The students at her table listened carefully. The survivors have a way of making the abstract concept of mass murder a visceral thing the kids can comprehend.

"They can understand what evil can happen, what one person can do against another one," said Zelda Fuksman, a Holocaust survivor from Poland.

In a time when neo-Nazis rally in our own country, when hate crimes are on the rise nationally, this gathering organized by the Holocaust Documentation and Education Center seems especially relevant.

"Survivors are here today because telling their story, they don't want what happened to them to happen to the students and so they're here recounting their memories," explained Rositta Kenigsberg, president of Holocaust Documentation and Education Center.

The goal is to fight hatred, violence and bullying.

Julius Eisenstein is 100 years old. He survived Auschwitz and Dachau, seeing firsthand what unchecked hatred can unleash.

"If you don't want to like me, don't like me, but why do you have to hate me? The word hate should not exist, period," Eisenstein said.

The students seemed to absorb everything.

"This is a way for us to understand that if you go along with something, it can get out of hand and the holocaust is a perfect example of this," said Sidney Johnson, a junior at Everglades High School.

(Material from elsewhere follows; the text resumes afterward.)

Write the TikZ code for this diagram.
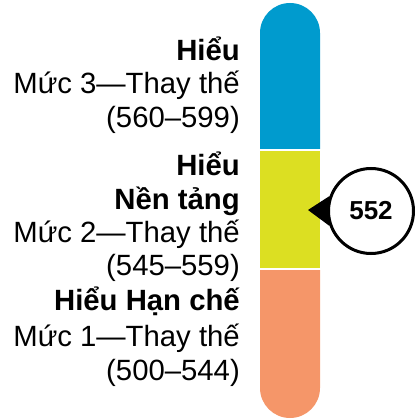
\documentclass[tikz,border=0pt]{standalone}
\usepackage{fontspec}
\setmainfont{Liberation Sans}
\usepackage{tikz}

\definecolor{levelblue}{RGB}{0,155,206}
\definecolor{levelyellow}{RGB}{220,223,34}
\definecolor{levelorange}{RGB}{245,150,105}

\begin{document}
\begin{tikzpicture}[x=1pt, y=-1pt,
    leveltext/.style={anchor=base east, inner sep=0, font=\fontsize{29.3}{34}\selectfont}]
    \useasboundingbox (0,0) rectangle (415,419);
    % bar with the three levels
    \fill[levelblue] (260,149) -- (260,33) arc[start angle=180, end angle=0, radius=30pt] -- (320,149) -- cycle;
    \fill[levelyellow] (260,151) rectangle (320,268);
    \fill[levelorange] (260,270) -- (260,388) arc[start angle=180, end angle=360, radius=30pt] -- (320,270) -- cycle;
    % labels, level 3
    \node[leveltext] (name3) at (240,61) {\textbf{Hiểu}};
    \node[leveltext] (level3) at (240,94) {Mức 3—Thay thế};
    \node[leveltext] (range3) at (240,128) {(560–599)};
    % level 2
    \node[leveltext] (name2a) at (240,176) {\textbf{Hiểu}\ };
    \node[leveltext] (name2b) at (240,209) {\textbf{Nền tảng}};
    \node[leveltext] (level2) at (240,242) {Mức 2—Thay thế};
    \node[leveltext] (range2) at (240,275) {(545–559)};
    % level 1
    \node[leveltext] (name1) at (240,310) {\textbf{Hiểu Hạn chế}};
    \node[leveltext] (level1) at (240,346) {Mức 1—Thay thế};
    \node[leveltext] (range1) at (240,380) {(500–544)};
    % score callout
    \node[circle, draw, line width=3pt, minimum size=85pt, inner sep=0, font=\bfseries\fontsize{26}{28}\selectfont] (score) at (371,211) {552};
    \coordinate (tip) at (308,210);
    \fill (score.160) -- (tip) -- (score.200) -- cycle;
\end{tikzpicture}
\end{document}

"It also has taught me that I can't take anything for granted," said Isaiah Gissendanner, a junior at McArthur High School. "I live a great life, people like that, they weren't as fortunate as me."

Of course, there are many lessons students can learn from an experience like this, including thinking globally but acting locally among your peers, every day.

"If I can instill in them the will and determination that they can do the right thing, because each person is born knowing what is the right thing, it's a matter of choice," Fuksman said, explaining her goal for the day.

The students also heard a passionate speech from a former neo-Nazi, a Broward County woman, who served time in prison.

"I moved around the country and became involved in some of the most violent far right groups," said Angela King, who is now the co-founder of a group called Life After Hate.

King told her cautionary tale of learning racism at home, then taking those beliefs into the hate movement, before finding redemption and a change of heart and mind while she was in prison.

The students chose to be here on this field trip, and some of them lined up at the end to share their takeaways from the podium.

One young woman summed up what many had learned.

"To treat everyone equal because nobody's better than anybody," she said.